L’enrichissement de l’uranium à un niveau de 20% est un pas sans risque immédiat qui ne provoquera pas une forte réaction de la part des États-Unis. Cette décision fait suite aux menaces implicites de Téhéran de réagir violement contre les Américains à l’occasion du premier anniversaire de l’assassinat de Qasem Soleimani. Pour l’heure, aucune action n’a été entreprise contre les Américains après l’élimination de Soleimani ni non plus après celle la mort du scientifique iranien Mohsen Fakhrizadeh.
La dernière mesure iranienne d’enrichir de l’uranium à 20 % vise à détourner l’attention de l’opinion internationale et reflète en réalité un grand désarroi devant une confrontation généralisée avec les États-Unis, à la lumière des avertissements américains.
L’objectif principal des Iraniens est de faire comprendre au nouveau président Biden que la meilleure option serait pour lui de revenir rapidement à l’accord nucléaire original. Bien entendu, sans modifier les caractéristiques et la portée de l’accord ou même de discuter sur d’éventuels changements.
La réponse internationale initiale à cette décision a été bien timide. Leur attention a été focalisée sur l’interception d’un pétrolier sud-coréen, une tactique iranienne contre Séoul, en prévision de la libération de fonds iraniens gelés.
Par sa timide réaction, il est clair que l’Occident ne souhaite pas de confrontation et reviendra à l’accord nucléaire selon les diktats iraniens. Jake Sullivan, nouveau conseiller à la Sécurité nationale dans l’administration Biden, en a clairement exprimé cette position de ce qu’il décrit comme l’échec de la pression américaine. Sullivan réitère la nécessité de revenir au JCPOA avant même le début des négociations sur un accord plus large. D’autre part, l’administration Trump a déterminé qu’il s’agissait de la part de l’Iran une « tentative de chantage qui visiblement échouera ».
À la lumière des pressions économiques paralysantes et la pandémie du COVID 19, la situation iranienne est totalement différente de l’image que ses dirigeants tentent de créer. Les nouvelles mesures iraniennes reflètent une forte détresse.
Les « accords d’Abraham » et la réconciliation entre le Qatar et l’Arabie saoudite inquiètent également Téhéran. L’accélération de l’enrichissement d’une matière fissile est certes inquiétante, mais elle nécessite de franchir un seuil dangereux où une action militaire contre l’Iran peut se produire tout en poursuivant les sanctions économiques qui pourraient mettre en péril la stabilité du régime.

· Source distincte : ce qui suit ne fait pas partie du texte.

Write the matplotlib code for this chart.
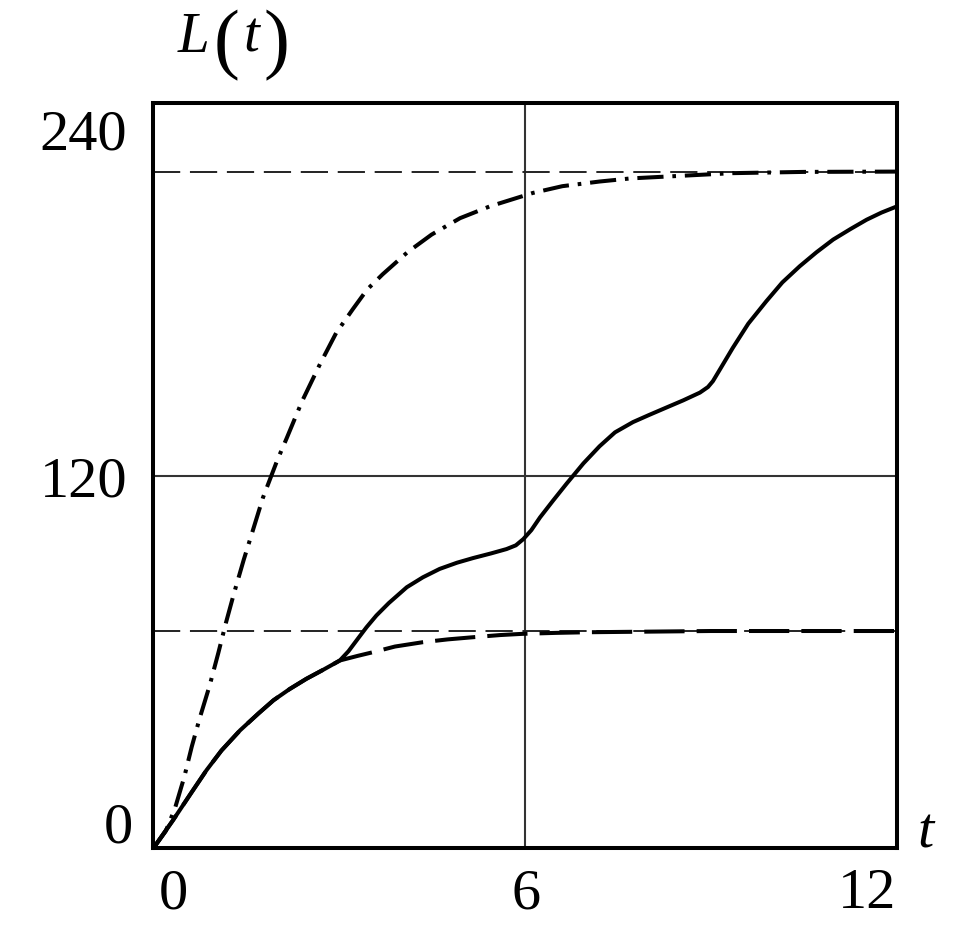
import matplotlib
matplotlib.use('Agg')
import matplotlib.pyplot as plt

## data
t_dashdot = [0, 0.2, 0.35, 0.5, 0.62, 0.75, 0.91, 1.05, 1.17, 1.3, 1.46, 1.6, 1.77, 2.0, 2.15, 2.4, 2.69, 2.95,
             3.22, 3.45, 3.70, 4.1, 4.49, 4.95, 5.43, 6.12, 6.6, 7.2, 7.7, 8.28, 9.35, 10.5, 12]
L_dashdot = [0, 5.5, 12.9, 23, 32.7, 42, 52.5, 63, 72.5, 82, 93, 102, 113, 125, 132, 144, 156, 166,
             173.7, 180, 184.9, 192, 197.7, 203, 206.8, 211.1, 213.3, 214.8, 215.8, 216.4, 217.5, 217.9, 218]

t_solid = [0, 0.32, 0.6, 0.86, 1.1, 1.40, 1.7, 1.94, 2.2, 2.47, 2.75, 3.01, 3.15, 3.3, 3.44, 3.6, 3.8, 4.09,
           4.35, 4.62, 4.9, 5.16, 5.45, 5.70, 5.85, 5.97, 6.1, 6.24, 6.45, 6.67, 6.94, 7.2, 7.45, 7.74, 8.0,
           8.28, 8.55, 8.82, 8.95, 9.03, 9.15, 9.35, 9.6, 9.89, 10.15, 10.43, 10.7, 10.97, 11.25, 11.51, 11.75, 12]
L_solid = [0, 9.1, 17.5, 25.2, 31.5, 38.0, 43.5, 47.7, 51.3, 54.6, 57.6, 60.5, 63.5, 67.5, 71.2, 75, 79, 84.1,
           87.3, 90, 92, 93.5, 95, 96.4, 97.6, 99.6, 102.5, 106.6, 112, 117.5, 124, 129.5, 134, 137.3, 139.6,
           142, 144.3, 146.8, 148.6, 150.5, 154.5, 161.2, 169, 176.2, 182.3, 187.5, 192, 196.1, 199.5, 202.5, 204.8, 206.8]

t_dashed = [0, 0.32, 0.6, 0.86, 1.1, 1.40, 1.7, 1.94, 2.2, 2.47, 2.75, 3.01, 3.3, 3.55, 3.9, 4.35, 4.75, 5.16,
            5.6, 5.97, 6.5, 7.0, 8.0, 9.0, 10.5, 12]
L_dashed = [0, 9.1, 17.5, 25.2, 31.5, 38.0, 43.5, 47.7, 51.3, 54.6, 57.6, 60.5, 62, 63.2, 65, 66.4, 67.3, 68.0,
            68.7, 69.1, 69.4, 69.6, 69.8, 70, 70, 70]

asymptotes = [218, 70]

x_ticks = [0, 6, 12]
x_labels = ['0', '6', '12']
y_ticks = [0, 120, 240]
y_labels = ['0', '120', '240']

W, H = 975, 942
fig = plt.figure(figsize=(W / 100, H / 100), dpi=100)
ax = fig.add_axes([153.3 / W, 1 - 848.3 / H, (897 - 153.3) / W, (848.3 - 103.3) / H])

serif = 'Liberation Serif'

## grid lines
ax.axvline(6, color='#333333', lw=1.5, zorder=1)
ax.axhline(120, color='#333333', lw=1.5, zorder=1)

## asymptotes
for a in asymptotes:
    ax.axhline(a, color='#222222', lw=1.4, dashes=(14, 5), zorder=2)

ax.plot(t_dashdot, L_dashdot, color='black', lw=2.9, dashes=(6.5, 2.2, 0.9, 2.2), zorder=3)
ax.plot(t_dashed, L_dashed, color='black', lw=2.9, dashes=(10, 3), zorder=3)
ax.plot(t_solid, L_solid, color='black', lw=2.9, zorder=4)

ax.set_xlim(0, 12)
ax.set_ylim(0, 240)
for s in ax.spines.values():
    s.set_linewidth(2.9)
ax.set_xticks([])
ax.set_yticks([])

## tick labels (placed like the original, not centred on ticks)
x_off = [20, 1, -30]
for v, lab, dx in zip(x_ticks, x_labels, x_off):
    ax.annotate(lab, xy=(v, 0), xytext=(dx, -46), textcoords='offset pixels',
                ha='center', va='center', fontsize=42, family=serif, annotation_clip=False)
y_off = [(-20, 20), (-26, -7), (-26, -32)]
for v, lab, (dx, dy) in zip(y_ticks, y_labels, y_off):
    ax.annotate(lab, xy=(0, v), xytext=(dx, dy), textcoords='offset pixels',
                ha='right', va='center', fontsize=42, family=serif, annotation_clip=False)

## axis names
fig.text(917 / W, 1 - 847 / H, 't', fontsize=42, family=serif, style='italic', ha='left', va='baseline')
fig.text(178 / W, 1 - 52 / H, 'L', fontsize=41, family=serif, style='italic', ha='left', va='baseline')
fig.text(214 / W, 1 - 64 / H, '(', fontsize=56, family=serif, ha='left', va='baseline')
fig.text(243 / W, 1 - 52 / H, 't', fontsize=41, family=serif, style='italic', ha='left', va='baseline')
fig.text(263 / W, 1 - 64 / H, ')', fontsize=56, family=serif, ha='left', va='baseline')

fig.savefig('out.png', dpi=100)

Pour l’heure, les Ayatollahs préfèreront la voie d’un accord nucléaire qui leur offrira non seulement une bombe atomique mais un vaste arsenal d’armes nucléaires dans une prochaine décennie, tout en évitant de souffrir militairement ou économiquement. La volonté déclarée de l’Iran de revenir à l’accord témoigne de ses préférences.
La réponse appropriée à la décision iranienne est d’indiquer clairement que toute tentative visant à acquérir suffisamment d’uranium enrichi pour la production d’armes nucléaires devrait être répliquée par une réponse limpide : « toutes les options sont sur la table ». Dans le même temps, la pression économique doit être maintenue afin de contraindre l’Iran à accepter un nouvel accord qui empêcherait minutieusement toute possibilité de stockage d’armes nucléaires, qui permettrait un contrôle complet partout et une inspection à tout moment, la levée des restrictions à long terme, le démantèlement du site d’enrichissement de Fordo et l’inclusion de missiles balistiques dans l’accord.
L’application de tous ces gages et clauses par l’administration Biden est peu probable, mais si l’Iran se moque éperdument des accords signés et poursuit sa voie vers le nucléaire, le nouveau président aura de bonnes chances de forcer l’Iran à accepter un nouvel accord selon les conditions américaines. Cette ferme position de la part du nouveau président aura sans doute un écho favorable de la part de l’Union européenne, du monde arabe et de la part d’Israël.
Enfin, si l’Iran ose prendre des mesures contre les intérêts américains, on ne peut exclure une escalade en ces derniers jours de l’administration Trump.